The Flyers had one more home game, and one more challenge.
Their fate is sealed. It has been for a while now. They're headed for another early summer and with an eye yet again on the draft lottery, but not before they go out standing as tall as they can, regardless of how it impacts those lottery odds.
But the Columbus Blue Jackets, they were coming into the Wells Fargo Center on Tuesday night fighting for their playoff lives. They needed two regulation wins in their last two games to stay alive, and the Flyers knew they were going to be bringing everything they had.
"And, you know, perfect," interim coach Brad Shaw said at the morning skate in Voorhees. "It makes it a way better hockey game, and makes it a way better challenge at a time when things are starting to wane as far as focus and discipline and all that stuff…Okay, we got one more chance to play against a team that's really playing. Let's see what we can do."
The Blue Jackets shut them out, 3-0.
Columbus' Dante Fabbro broke the scoring with a laser through traffic that Sam Ersson couldn't see early into the second period. Then Kent Johnson was left all alone at the right faceoff circle late into the frame to load up another one-time shot that beat the Flyers goaltender, and all after Emil Andrae took an ill-timed interference call along the neutral zone wall to put Columbus on the power play.
Adam Fantilli, just past the 13-minute mark in the third, scored the goal that put it away.
The Flyers had their looks, like when Bobby Brink tapped a bounce that just missed off the post, and when Tyson Foerster was firing away with any open look he had the second the puck hit his stick, but they had no answer for rising Blue Jackets goaltender Jet Greaves, who stopped all 29 Philadelphia the shots while the defense in front of him did their part to keep other threats like Matvei Michkov and Travis Konecny to the outside.
The roster, as it stands approaching the end, had no other way of cutting in.
The final horn sounded, and the Flyers gathered at center ice to salute a sparse crowd as the final home one they'll play in front of for this season.

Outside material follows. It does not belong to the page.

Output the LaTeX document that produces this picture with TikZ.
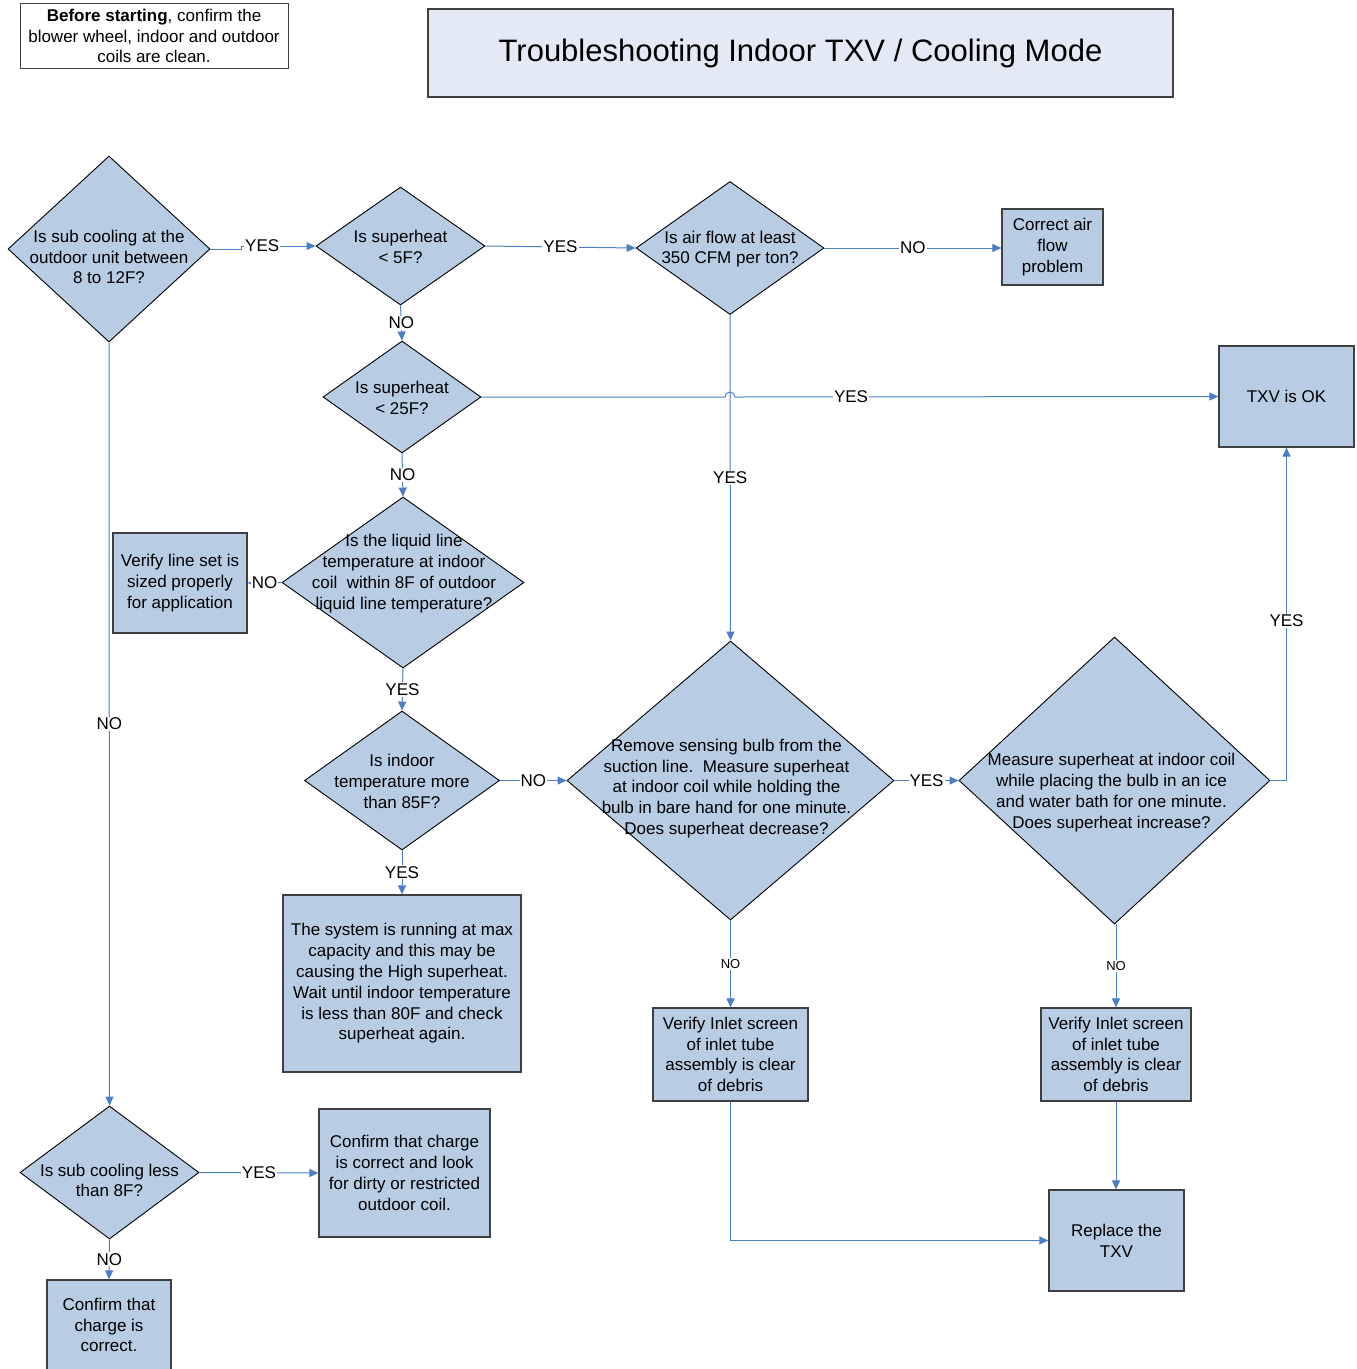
\documentclass[tikz,border=0pt]{standalone}
\usepackage{fontspec}
\setmainfont{Liberation Sans}
\usetikzlibrary{shapes.geometric,arrows.meta,calc}

\definecolor{boxblue}{HTML}{B8CCE4}
\definecolor{titleblue}{HTML}{E4EAF5}
\definecolor{lineblue}{HTML}{4A7EC8}

\begin{document}
\begin{tikzpicture}[x=1pt, y=-1pt,
    txt/.style={font=\fontsize{17}{20.8}\selectfont, align=center},
    decision/.style={shape=diamond, draw=black, line width=0.9pt, fill=boxblue, inner sep=0pt},
    qtext/.style={txt, inner sep=0pt},
    action/.style={txt, draw=black!75, line width=1.2pt, fill=boxblue, inner sep=2pt},
    arr/.style={draw=lineblue, line width=1pt, -{Triangle[length=9pt,width=8pt]}},
    lab/.style={txt, fill=white, inner sep=1pt},
    smalllab/.style={lab, font=\fontsize{13}{15}\selectfont}]
    \useasboundingbox (0,0) rectangle (1357,1369);

    % header
    \node[txt, draw=black!75, line width=1pt, minimum width=268pt, minimum height=65pt, inner sep=0pt] (note) at (154,36)
        {\textbf{Before starting}, confirm the\\ blower wheel, indoor and outdoor\\ coils are clean.};
    \node[draw=black!75, line width=1.2pt, fill=titleblue, minimum width=745pt, minimum height=88pt,
        font=\fontsize{31}{36}\selectfont] (title) at (800.5,53) {\raisebox{-2pt}{Troubleshooting Indoor TXV / Cooling Mode}};

    % decisions
    \node[decision, minimum width=202pt, minimum height=186pt,
        label={[qtext, yshift=-8pt]center:Is sub cooling at the\\ outdoor unit between\\ 8 to 12F?}] (subcool) at (109,249) {};
    \node[decision, minimum width=169pt, minimum height=118pt,
        label={[qtext, yshift=-1pt]center:Is superheat\\ < 5F?}] (sh5) at (400.5,246) {};
    \node[decision, minimum width=188pt, minimum height=133pt,
        label={[qtext, yshift=-1pt]center:Is air flow at least\\ 350 CFM per ton?}] (airflow) at (730,248) {};
    \node[decision, minimum width=158pt, minimum height=112pt,
        label={[qtext, yshift=-1pt]center:Is superheat\\ < 25F?}] (sh25) at (402,397) {};
    \node[decision, minimum width=242pt, minimum height=171pt,
        label={[qtext, yshift=9pt, xshift=1pt]center:Is the liquid line\\ temperature at indoor\\ coil\ \ within 8F of outdoor\\ liquid line temperature?}] (liquid) at (403,582.5) {};
    \node[decision, minimum width=195pt, minimum height=139pt,
        label={[qtext, yshift=-1pt]center:Is indoor\\ temperature more\\ than 85F?}] (indoor) at (402,780.5) {};
    \node[decision, minimum width=327pt, minimum height=279pt,
        label={[qtext, yshift=-8pt, xshift=-4pt]center:Remove sensing bulb from the\\ suction line.\ \ Measure superheat\\ at indoor coil while holding the\\ bulb in bare hand for one minute.\\ Does superheat decrease?}] (hand) at (730.5,780.5) {};
    \node[decision, minimum width=311pt, minimum height=287pt,
        label={[qtext, yshift=-12pt, xshift=-3pt]center:Measure superheat at indoor coil\\ while placing the bulb in an ice\\ and water bath for one minute.\\ Does superheat increase?}] (ice) at (1114.5,780.5) {};
    \node[decision, minimum width=179pt, minimum height=133pt,
        label={[qtext, yshift=-8pt]center:Is sub cooling less\\ than 8F?}] (low) at (109.5,1172.5) {};

    % actions
    \node[action, minimum width=101pt, minimum height=76pt] (airfix) at (1052.5,247) {Correct air\\ flow\\ problem};
    \node[action, minimum width=135pt, minimum height=101pt] (ok) at (1286.5,396.5) {TXV is OK};
    \node[action, minimum width=134pt, minimum height=100pt] (lineset) at (180,583) {Verify line set is\\ sized properly\\ for application};
    \node[action, minimum width=238pt, minimum height=177pt] (maxcap) at (402,983.5)
        {The system is running at max\\ capacity and this may be\\ causing the High superheat.\\ Wait until indoor temperature\\ is less than 80F and check\\ superheat again.};
    \node[action, minimum width=155pt, minimum height=93pt] (screena) at (730.5,1054.5) {Verify Inlet screen\\ of inlet tube\\ assembly is clear\\ of debris};
    \node[action, minimum width=150pt, minimum height=93pt] (screenb) at (1116,1054.5) {Verify Inlet screen\\ of inlet tube\\ assembly is clear\\ of debris};
    \node[action, minimum width=135pt, minimum height=101pt] (replace) at (1116.5,1240.5) {Replace the\\ TXV};
    \node[action, minimum width=171pt, minimum height=128pt] (coil) at (404.5,1173) {Confirm that charge\\ is correct and look\\ for dirty or restricted\\ outdoor coil.};
    \node[action, minimum width=124pt, minimum height=90pt] (charge) at (109,1325) {Confirm that\\ charge is\\ correct.};

    % connectors
    \draw[arr] (subcool.east) -- ++(31,0) |- node[lab, pos=0.64] {YES} (sh5.west);
    \draw[arr] (sh5.east) -- node[lab] {YES} (airflow.west);
    \draw[arr] (airflow.east) -- node[lab] {NO} (airfix.west |- airflow.east);
    \draw[arr] (sh5.south) -- node[lab] {NO} (sh25.north);
    \draw[arr] (sh25.east) -- ($(airflow.south |- sh25.east)+(-5,0)$) arc[start angle=180, end angle=360, radius=5]
        -- node[lab, pos=0.24] {YES} (ok.west);
    \draw[arr] (airflow.south) -- node[lab] {YES} (hand.north);
    \draw[arr] (sh25.south) -- node[lab] {NO} (liquid.north);
    \draw[arr] (liquid.west) -- node[lab] {NO} (lineset.east);
    \draw[arr] (liquid.south) -- node[lab] {YES} (indoor.north);
    \draw[arr] (indoor.east) -- node[lab] {NO} (hand.west);
    \draw[arr] (indoor.south) -- node[lab] {YES} (maxcap.north);
    \draw[arr] (hand.east) -- node[lab] {YES} (ice.west);
    \draw[arr] (ice.east) -| node[lab, pos=0.74] {YES} (ok.south);
    \draw[arr] (hand.south) -- node[smalllab] {NO} (screena.north);
    \draw[arr] (screenb.north |- ice.south) -- node[smalllab] {NO} (screenb.north);
    \draw[arr] (screena.south) |- (replace.west);
    \draw[arr] (screenb.south) -- (replace.north -| screenb.south);
    \draw[arr] (subcool.south) -- node[lab] {NO} (low.north);
    \draw[arr] (low.east) -- node[lab] {YES} (coil.west);
    \draw[arr] (low.south) -- node[lab] {NO} (charge.north);
\end{tikzpicture}
\end{document}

The fan base at large has witnessed a ton of ups and downs throughout the year and has shared a lot of aggravation, with no shortage of opinions along with them.
At the core of all of it, though, is that Philly does want to see the Flyers succeed. But the realization set in at various, and often painful, points throughout the year that it's going to be a long, long time before they can again.
General manager Danny Brière is still only at the start of rebuilding this team into the contender he one day wants it to be, and now he has to find its next coach this summer, too.
To the Flyers' credit, they have played admirably under Shaw in the eight games since he was handed the reins following John Tortorella's firing, going 5-2-1 with one more game left against the Sabres on Thursday in Buffalo.
And during the final stretch, they have shown that they're at least good enough to outwork, outlast, and in the case of the Rangers, even outshoot teams in the bottom of the standings with them.
But against a team that had its ticket punched like Ottawa already did on Sunday, and then against a team still desperatley holding out theirs like Columbus on Tuesday night, the difference between where they are and how far they have to go was clear once again.
Nick Tricome/PhillyVoice
The Flyers salute the Wells Fargo Center crowd after their final home game for the 2024-25 season, a 3-0 loss to the Columbus Blue Jackets.
Yeah, they do have a couple of pieces now. Michkov moves like a star and has been the best performing Flyers rookie in a long time, and Foerster went on a late surge to become a mid-20s goal scorer with the promise now that he can generate greater, and they have Travis Konecny and Travis Sanheim as the skilled veteran holdovers to see the process through.
But they still need so much more, and for the pieces who are here already to keep growing.
"When you have five or six guys, that's a different animal than when there's two or three guys," Shaw said Tuesday morning in Voorhees as he was talking about Foerster's development. "So I think having better players here helps him."
"Sometimes you stop learning at 22, sometimes you get to 27 and 28, and you're still learning," Shaw continued. "That's the hope with all these guys, that they keep developing. They get a little bit better, little bit better every day, every day, and before you know it, you got four or five fantastic hockey players, and now you're contending and now you're a team that [other teams] are concerned with. That's the goal. We're not quite there yet, obviously."
Not for a while, they won't be.
They're still building toward getting those four, five, six guys, and don't have that picture fully together.
Top center prospect Jett Luchanko might be part of it, and so could Denver Barkey and Oliver Bonk, and college standout Alex Bump, who was a huge part of Western Michigan winning the National Championship and just signed his entry-level contract with the Flyers on Tuesday.
But it is all going to take time to figure out, a long time.